I think every since piece of advice above was absolutely viable even five years ago. I think they’ve all become more complicated since the quickened pace of newspaper decline, combined with a historic stall in advertising, the worst recession since before World War II and a complete rethink of the industry.
Here are my concerns:
- This might translate today to a solid multimedia presence, something Matlach is trying, though perhaps she could do more. She is building a bit of a presence on Twitter and has her reel on Youtube, seen above, which dominates a Google search of her name. The fact remains that journalism jobs have been cut at a historic rate over the past three years, so entry level jobs are now being absorbed by people with years more experience. The newspaper bubble is popping and no cartoon is gonna overcome that.
- Reaching out to alumni is always valuable, and I saw Matlach wisely speaking to this alumnus after the reception. But in a room of 50 or more successful journalists at newspapers and news outfits of big and small acclaim, only one could even begin to speak honestly of any freelance opportunities for someone starting out — Barry Levine, the executive editor of the National Enquirer and a 1981 graduate.
- The growth of Web news is, of course, a real one and likely we’ll see a huge hyperlocal movement in the next few years. I’m also a passionate believer that the most successful of these will be for-profit entities, but this is a surprisingly nascent movement. Without the real help of alumni in No. 2, a recent graduate would have to have a lot of luck to get on board with a profitable online news arm. Knowledge of this is simply way ahead of the actual businesses.
- See No. 1. With so many unemployed people generally, and particular in the media industry, I think established journalists are underestimating how difficult it is to find that writing-related, but not-quite-journalism job. Still, the point should be taken, but keep these struggles in mind.
- It’s frustrating for recent graduates to hear the folks from the early 1980s and 1990s talk about the tough economies they graduated into. Please understand that this is a new beast. Not only is unemployment for 20-somethings the highest since records were first taken in the 1940s, but when we’re talking the news industry, there is simply no generation of journalism graduates who have ever faced the entry-level obstacles that today’s graduates do. That 1991 graduate who came out in a “tough economy, too” came out to a newspaper industry that was still growing in some ways — the historic peak for the number of newspapers with at least 250k readers didn’t come until 1993. All that said, persistence sure is virtue, but the jobs, even those internships, simply aren’t there.
- Sure, entry-level folks need to look outside Philadelphia if they are still going to try to play the newspaper/media climbing game, but, say it with me now, more than 30,000 newspaper jobs have been lost in the past two years. Matlach told the audience that she had applied for positions in Guam, and she’s also applied for gigs in North Dakota. She’s trying.

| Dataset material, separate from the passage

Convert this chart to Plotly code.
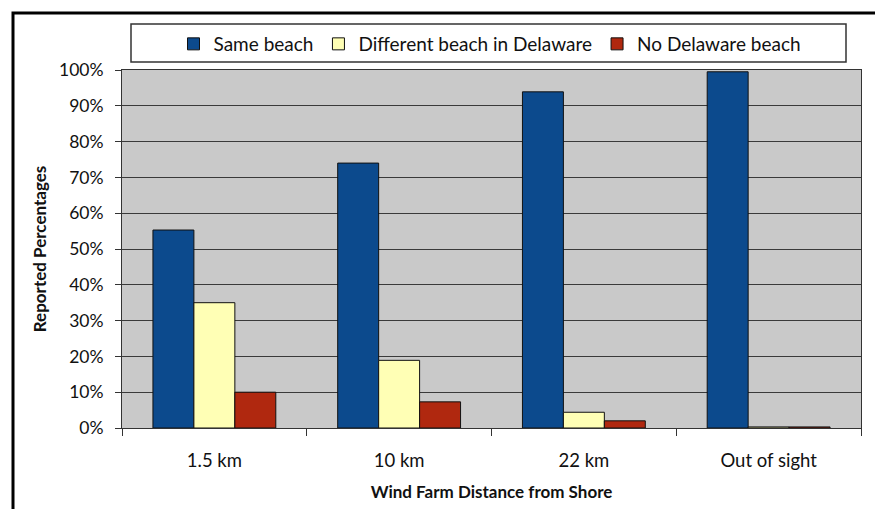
"""
wind farm distance vs beach choice, grouped bar chart
"""

import plotly.graph_objects as go

categories = ["1.5 km", "10 km", "22 km", "Out of sight"]
same_beach = [55.3, 74.0, 93.9, 99.5]
different_beach = [35.0, 18.9, 4.4, 0.3]
no_delaware = [10.0, 7.3, 2.0, 0.3]
y_ticks = [0, 10, 20, 30, 40, 50, 60, 70, 80, 90, 100]
y_labels = [f"{v}%" for v in y_ticks]

FONT = "Lato"
W, H = 875, 509
L, R, T, B = 122, 14, 70, 81


def px_x(x):
    # pixel x -> paper x
    return (x - L) / (W - L - R)


def px_y(y):
    # pixel y -> paper y
    return (H - B - y) / (H - T - B)


fig = go.Figure()
series = [
    ("Same beach", same_beach, "#0c4a8d"),
    ("Different beach in Delaware", different_beach, "#ffffb5"),
    ("No Delaware beach", no_delaware, "#b0280f"),
]
for name, vals, color in series:
    fig.add_trace(go.Bar(
        x=categories,
        y=vals,
        name=name,
        marker=dict(color=color, line=dict(color="#111111", width=1)),
    ))

# outer frame and legend box
fig.add_shape(type="rect", xref="paper", yref="paper",
              x0=px_x(13), x1=px_x(890), y0=px_y(13), y1=px_y(530),
              line=dict(color="black", width=3), fillcolor="rgba(0,0,0,0)", layer="below")
fig.add_shape(type="rect", xref="paper", yref="paper",
              x0=px_x(131), x1=px_x(846), y0=px_y(24), y1=px_y(62),
              line=dict(color="#333333", width=1.5), fillcolor="white", layer="below")

fig.update_layout(
    width=W,
    height=H,
    margin=dict(l=L, r=R, t=T, b=B),
    paper_bgcolor="white",
    plot_bgcolor="#c9c9c9",
    barmode="group",
    bargap=0.335,
    bargroupgap=0,
    font=dict(family=FONT, size=17, color="#111111"),
    showlegend=True,
    legend=dict(
        orientation="h",
        x=px_x(490),
        xanchor="center",
        y=px_y(44),
        yanchor="middle",
        bgcolor="rgba(0,0,0,0)",
        font=dict(family=FONT, size=19, color="#111111"),
        itemwidth=30,
        tracegroupgap=0,
    ),
    xaxis=dict(
        title=dict(text="<b>Wind Farm Distance from Shore</b>", font=dict(size=17), standoff=15),
        tickfont=dict(size=18.5),
        automargin=False,
        tickson="boundaries",
        ticks="outside",
        ticklen=7,
        tickcolor="#333333",
        ticklabelstandoff=16,
        showline=True,
        linecolor="#333333",
        linewidth=1,
        mirror=True,
        showgrid=False,
    ),
    yaxis=dict(
        title=dict(text="<b>Reported Percentages</b>", font=dict(size=17), standoff=8),
        tickfont=dict(size=17.5),
        range=[0, 100],
        tickvals=y_ticks,
        ticktext=y_labels,
        ticks="outside",
        ticklen=6,
        tickcolor="#333333",
        ticklabelstandoff=8,
        showline=True,
        linecolor="#333333",
        linewidth=1,
        mirror=True,
        showgrid=True,
        gridcolor="#3a3a3a",
        gridwidth=1,
        zeroline=False,
    ),
)

# page has a default body margin, drop it so the chart sits at 0,0
fig.write_html("out.html", config={"displayModeBar": False},
               post_script="document.body.style.margin='0';")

- I agree with the sentiment of freelancing and I’m doing it myself, but having spoken after the panel to the alumnae who made this suggestion, I know there is a misunderstanding about how available that is for recent graduates who need money. You’re not supposed to freelance when you’re just starting out, when there’s a recession nor when the news industry is in a period of massive readjustment. They’re all happening now, so it’s harder than ever for young freelancers. I believe that, particularly because while the number of outlets for which to write has jumped, the number of paid opportunities has not.
No one, particularly no one on a fancy alumni panel celebrating a college newspaper with a proud tradition, wants to give a bleak response or offer no real help. So you give the advice you’ve been given. You say things that have worked, but that doesn’t mean they’ll work now.
This is what I would have told Matlach, though she already knows my thoughts here.
- Ride out this recession. Get whatever job you can now to pay your bills because the recession is lessening, some advertising money will flow again, business models will be rehashed, news orgs and other big companies will feel less of a pinch on their legacy debt, unemployment will reduce in the coming years and the like.
- While you’re doing that, do three things so as not to waste your time: Do freelance. This is a lot more difficult than I think many established journalists want to believe, but you do have to keep your name out there. It won’t pay your bills like it has for others for reasons: there are more freelancers now because of unemployment; there are smaller budgets for it and you’re young so you’re least important, established and networked. Understand the pros and cons.
- Do create the strongest multimedia presence you can. I am hardly a Web developer, but I’ve continually focused on trying to develop my ability to own Web news, writing and reporting and, though Matlach is strong in these areas, I know she, like most others out there, can learn plenty more. When this thing turns around, you’d be a fool to not be the strongest out the gate.
- And, I think most important, start creating your own job. No one is entirely certain how long it will take for employment numbers to return to whatever was once normal. Even when they do, no one is entirely sure what the media landscape will look like. Hell, maybe the world isn’t ending, but this may be a very dramatic pardigm shift in the world of news. Find a niche and start trying to create a job, a business and a life around news and reporting and journalism if that’s really what you want. Learn to write a business plan.
A friend of mine, who is a bright young multimedia journalist by any standard, a fellow 2008 Temple News alumnus and even-keeled in his temperament, recently expressed, perhaps only partially in jest, his concern that he might be unable to stop from shouting down the next established journalist who tried to lay the claim that things were harder when he was starting.
It’s not that not-yet established journalists don’t respect their more accomplished peers. We do. But for every old timers story about how they didn’t have the Internet and other Web-based technologies and tools, it’s difficult to not hear any sympathy for how difficult it is right now.
That’s going to change in coming years. But graduates from, say 2006 or 2007, particularly those in journalism fields, through to the next couple graduating classes have it damn tough, and it’d be nice for some of that to be respected and understood, instead of criticized.